On the execution layer, ePBS has completed end‑to‑end testing and is running stably across almost all client implementations. This architecture separates block building from consensus, marking a formal step toward protocol‑level MEV management. EIP‑8037, now in final draft, introduces a cost_per_state_byte model that targets approximately 60 GiB of annual state growth at a 300 million gas block limit. Under this framework, contract deployment costs rise roughly 10x and new account creation becomes 8.5x more expensive, while separate metering for code deposit preserves deployability for large contracts such as Uniswap pools.
Scalability and censorship‑resistance improvements that were previously part of the Glamsterdam scope now belong to Hegotá. The FOCIL (Fork‑choice Inclusion Lists) prototype has a runnable implementation, and the account abstraction requirements have been defined, with the next phase entering a multi‑client devnet validation stage. Hegotá will also introduce Verkle Trees, which could cut node storage requirements by up to 90% and pave the way for stateless clients. The Glamsterdam mainnet activation is still targeted for the first half of 2026 – though Q3 appears more realistic after the Soldøgn interop devnet concluded in early May – while Hegotá is positioned as a late‑2026 “cleanup and optimization” fork addressing technical debt in Ethereum’s data structures.
Beyond the code, a leadership reshuffle in Ethereum’s Protocol Cluster was announced.

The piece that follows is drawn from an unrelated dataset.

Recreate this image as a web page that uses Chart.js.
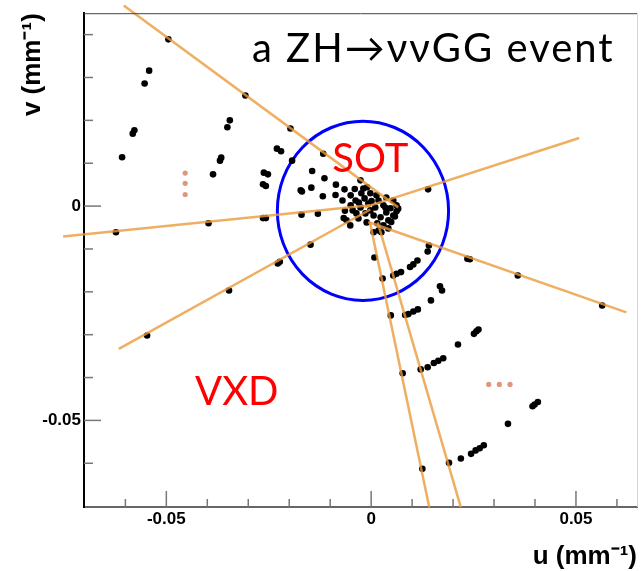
<!DOCTYPE html>
<html>
<head>
<meta charset="utf-8">
<script src="https://cdn.jsdelivr.net/npm/chart.js@4.4.1/dist/chart.umd.min.js"></script>
<style>
  html, body { margin: 0; padding: 0; background: #fff; }
  #wrap { width: 641px; height: 571px; }
</style>
</head>
<body>
<div id="wrap"><canvas id="myChart" width="641" height="571"></canvas></div>
<script>
// axis ranges (mm^-1)
const uRange = [-0.0701, 0.0649];
const vRange = [-0.0702, 0.045];
const uLabelTicks = [-0.05, 0, 0.05];
const uMinorTicks = [-0.06, -0.04, -0.03, -0.02, -0.01, 0.01, 0.02, 0.03, 0.04, 0.06];
const vLabelTicks = [-0.05, 0];
const vMinorTicks = [-0.06, -0.04, -0.03, -0.02, -0.01, 0.01, 0.02, 0.03, 0.04];

// hits [u, v]
const upperHits = [
  [-0.0495, 0.0389], [-0.0542, 0.0316], [-0.0553, 0.0286], [-0.0307, 0.0258],
  [-0.0578, 0.0177], [-0.0582, 0.0169], [-0.0345, 0.02], [-0.0351, 0.0184],
  [-0.0608, 0.0114], [-0.0366, 0.0113], [-0.0369, 0.0106], [-0.0386, 0.0074],
  [-0.0262, 0.0078], [-0.0252, 0.0074], [-0.0264, 0.0051], [-0.0257, 0.0047],
  [-0.023, 0.0134], [-0.022, 0.0128], [-0.0197, 0.0181], [-0.0193, 0.0106],
  [-0.0144, 0.0082], [-0.0146, 0.0043], [-0.0169, 0.0034], [-0.0172, 0.0037],
  [-0.0117, 0.0122], [-0.0114, 0.0065], [-0.0086, 0.005], [-0.0065, 0.0039],
  [-0.0118, 0.0023], [-0.0087, 0.0026], [-0.007, 0.0013], [-0.0026, 0.006],
  [-0.005, 0.0025],
];
const leftHits = [
  [-0.0623, -0.0061], [-0.0397, -0.004], [-0.0264, -0.0028], [-0.0257, -0.0028],
  [-0.017, -0.002], [-0.013, -0.0018], [-0.0064, -0.0011], [-0.0067, -0.0028],
  [-0.0547, -0.0302], [-0.0347, -0.0197], [-0.0228, -0.0134], [-0.0223, -0.013],
  [-0.0148, -0.009], [-0.0051, -0.0045],
];
const rightHits = [
  [0.0139, 0.0039], [0.0141, -0.0092], [0.0138, -0.0106], [0.0235, -0.0123],
  [0.0241, -0.0124], [0.0358, -0.0162], [0.0564, -0.0232],
];
const arcHits = [
  [0.0113, -0.0127], [0.0103, -0.0136], [0.0095, -0.0142], [0.0073, -0.0154],
  [0.0062, -0.0158], [0.0054, -0.0162], [0.0028, -0.0169], [0.0008, -0.012],
  [0.0168, -0.0187], [0.0173, -0.0197], [0.0146, -0.022], [0.0114, -0.0241],
  [0.0103, -0.0246], [0.0091, -0.0252], [0.0083, -0.0254], [0.0048, -0.0255],
  [0.0257, -0.0292], [0.0251, -0.0298], [0.0262, -0.0288], [0.0212, -0.0323],
  [0.0176, -0.0355], [0.0164, -0.0361], [0.0153, -0.0366], [0.0138, -0.0376],
  [0.0121, -0.0381], [0.0077, -0.039],
  [0.0407, -0.0457], [0.0399, -0.0463], [0.0394, -0.0467], [0.0334, -0.0508],
  [0.0275, -0.0558], [0.0265, -0.0565], [0.0255, -0.057], [0.0244, -0.0578],
  [0.0219, -0.0589], [0.019, -0.0599], [0.0125, -0.0613],
];
const coreHits = [
  [-0.0024, 0.003], [-0.0002, 0.003], [0.0013, 0.0025], [0.0037, 0.002],
  [0.0054, 0.0013], [0.0062, 0.0002], [-0.005, 0.0002], [-0.0026, -0.0003],
  [-0.0007, 0.0006], [0.001, -0.0003], [0.003, 0.0002], [0.0047, -0.0005],
  [0.0054, -0.0022], [0.0042, -0.0033], [0.003, -0.0045], [0.0018, -0.0057],
  [0.0006, -0.0061], [-0.0036, -0.0017], [-0.0014, -0.0017], [0.0006, -0.0022],
  [0.0023, -0.0026], [-0.0011, -0.0038], [-0.006, -0.0033], [-0.0038, 0.0013],
  [-0.0016, 0.0018], [0.0018, 0.0013], [-0.0002, -0.001], [0.0037, -0.0015],
  [-0.0031, -0.0029], [0.0062, -0.0012], [-0.0019, 0.0041], [0.0025, -0.0061],
  [0.0042, -0.0052], [0.0058, -0.0024], [0.0049, -0.0037], [0.0066, -0.0006],
  [-0.004, 0.004], [-0.001, 0.0044], [0.0001, 0.0012], [-0.0030, 0.0008],
  [0.0035, -0.0004], [0.0015, -0.0040], [-0.0045, -0.0010],
];

// fitted tracks: start and end [u, v]
const trackStart = [
  [-0.0604, 0.0468], [0.0508, 0.0159], [-0.0752, -0.0071], [-0.0616, -0.0333],
  [-0.0007, -0.0037], [-0.0003, -0.0038], [0.0016, -0.0038],
];
const trackEnd = [
  [0.0066, -0.0003], [-0.0016, -0.0003], [-0.0002, 0.0002], [-0.0002, -0.0008],
  [0.0623, -0.0248], [0.0142, -0.0703], [0.0219, -0.0703],
];

// SOT circle
const circleCenter = [-0.002, -0.0011];
const circleRadius = 0.0209;

// "more" dots
const moreDots = [
  [-0.0454, 0.0077], [-0.0454, 0.0053], [-0.0454, 0.0027],
  [0.0287, -0.0416], [0.0313, -0.0416], [0.0339, -0.0416],
];

const toXY = (p) => ({ x: p[0], y: p[1] });

const extras = {
  id: "extras",
  beforeDatasetsDraw(chart) {
    const { ctx, scales: { x, y } } = chart;
    const cx = x.getPixelForValue(circleCenter[0]);
    const cy = y.getPixelForValue(circleCenter[1]);
    const rx = x.getPixelForValue(circleCenter[0] + circleRadius) - cx;
    const ry = cy - y.getPixelForValue(circleCenter[1] + circleRadius);
    ctx.save();
    ctx.strokeStyle = "#0000ff";
    ctx.lineWidth = 3;
    ctx.beginPath();
    ctx.ellipse(cx, cy, rx, ry, 0, 0, Math.PI * 2);
    ctx.stroke();
    ctx.restore();
  },
  afterDraw(chart) {
    const { ctx, chartArea: a, scales: { x, y } } = chart;
    ctx.save();
    // frame top / right
    ctx.lineWidth = 1;
    ctx.strokeStyle = "#444";
    ctx.beginPath();
    ctx.moveTo(a.left, a.top + 0.5);
    ctx.lineTo(a.right, a.top + 0.5);
    ctx.stroke();
    ctx.strokeStyle = "#d4d4d4";
    ctx.beginPath();
    ctx.moveTo(a.right + 0.5, a.top);
    ctx.lineTo(a.right + 0.5, a.bottom);
    ctx.stroke();

    // inward ticks
    ctx.strokeStyle = "#777";
    ctx.lineWidth = 1.5;
    const tickU = (vals, len) => vals.forEach((v) => {
      const px = x.getPixelForValue(v);
      ctx.beginPath();
      ctx.moveTo(px, a.bottom);
      ctx.lineTo(px, a.bottom - len);
      ctx.stroke();
    });
    const tickV = (vals, len) => vals.forEach((v) => {
      const py = y.getPixelForValue(v);
      ctx.beginPath();
      ctx.moveTo(a.left, py);
      ctx.lineTo(a.left + len, py);
      ctx.stroke();
    });
    tickU(uLabelTicks, 16);
    tickU(uMinorTicks, 8);
    tickV(vLabelTicks, 17);
    tickV(vMinorTicks, 9);

    // labels
    ctx.fillStyle = "#000";
    ctx.font = "40px Lato";
    ctx.letterSpacing = "2px";
    ctx.textAlign = "left";
    ctx.textBaseline = "alphabetic";
    ctx.fillText("a ZH\u2192\u03bd\u03bdGG event", x.getPixelForValue(-0.0291), y.getPixelForValue(0.0335));
    ctx.letterSpacing = "0px";

    ctx.fillStyle = "#ff0000";
    ctx.textAlign = "center";
    ctx.font = "40px Lato";
    ctx.fillText("SOT", x.getPixelForValue(-0.0002), y.getPixelForValue(0.0079));
    ctx.fillText("VXD", x.getPixelForValue(-0.0328), y.getPixelForValue(-0.0463));
    ctx.restore();
  },
};

const axisFont = { family: "Liberation Sans", size: 17, weight: "bold" };
const titleFont = { family: "Liberation Sans", size: 26, weight: "bold", lineHeight: 1 };

const hits = [].concat(upperHits, leftHits, rightHits, arcHits, coreHits);

const trackSets = trackStart.map((s, i) => ({
  data: [toXY(s), toXY(trackEnd[i])],
  showLine: true,
  borderColor: "rgba(235, 155, 60, 0.8)",
  borderWidth: 2.5,
  pointRadius: 0,
  clip: false,
  order: 0,
}));

var ctx = document.getElementById("myChart").getContext("2d");
var myChart = new Chart(ctx, {
  type: "scatter",
  data: {
    datasets: trackSets.concat([
      {
        data: hits.map(toXY),
        backgroundColor: "#000",
        borderWidth: 0,
        pointRadius: 3.3,
        order: 1,
      },
      {
        data: moreDots.map(toXY),
        backgroundColor: "#e0967c",
        borderWidth: 0,
        pointRadius: 2.6,
        order: 1,
      },
    ]),
  },
  options: {
    responsive: false,
    animation: false,
    layout: { padding: { top: 13, right: 1, left: 0, bottom: 0 } },
    plugins: {
      legend: { display: false },
      tooltip: { enabled: false },
    },
    scales: {
      x: {
        type: "linear",
        position: "bottom",
        min: uRange[0],
        max: uRange[1],
        afterBuildTicks: (s) => { s.ticks = uLabelTicks.map((v) => ({ value: v })); },
        afterFit: (s) => { s.height = 64; },
        grid: { display: false, drawTicks: false },
        border: { display: true, color: "#666", width: 2 },
        ticks: {
          padding: 2,
          color: "#000",
          font: axisFont,
          autoSkip: false,
          maxRotation: 0,
          callback: (v) => String(v),
        },
        title: {
          display: true,
          text: "u (mm\u207b\u00b9)",
          align: "end",
          color: "#000",
          font: titleFont,
          padding: { top: 0, bottom: 1 },
        },
      },
      y: {
        type: "linear",
        position: "left",
        min: vRange[0],
        max: vRange[1],
        afterBuildTicks: (s) => { s.ticks = vLabelTicks.map((v) => ({ value: v })); },
        afterFit: (s) => { s.width = 84; },
        grid: { display: false, drawTicks: false },
        border: { display: true, color: "#000", width: 2 },
        ticks: {
          padding: 3,
          color: "#000",
          font: axisFont,
          autoSkip: false,
          callback: (v) => String(v),
        },
        title: {
          display: true,
          text: "v (mm\u207b\u00b9)",
          align: "end",
          color: "#000",
          font: titleFont,
          padding: { top: 20, bottom: 0 },
        },
      },
    },
  },
  plugins: [extras],
});
</script>
</body>
</html>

Will Corcoran will coordinate zkVM proofs and post‑quantum consensus research, Kev Wedderburn will lead zkEVM development, and Fredrik will oversee protocol security and the “Trillion Dollar Security” initiative. Original leads Barnabé Monnot and Tim Beiko will gradually step back from management, and researcher Alex Stokes is taking a leave. The Foundation noted that under the outgoing structure, the group completed the Fusaka upgrade in December 2025, which introduced PeerDAS for data availability and boosted mainnet gas capacity.
As always, timelines remain subject to testnet outcomes, and users are reminded that upgrade‑related volatility carries risk despite an orderly‑looking roadmap.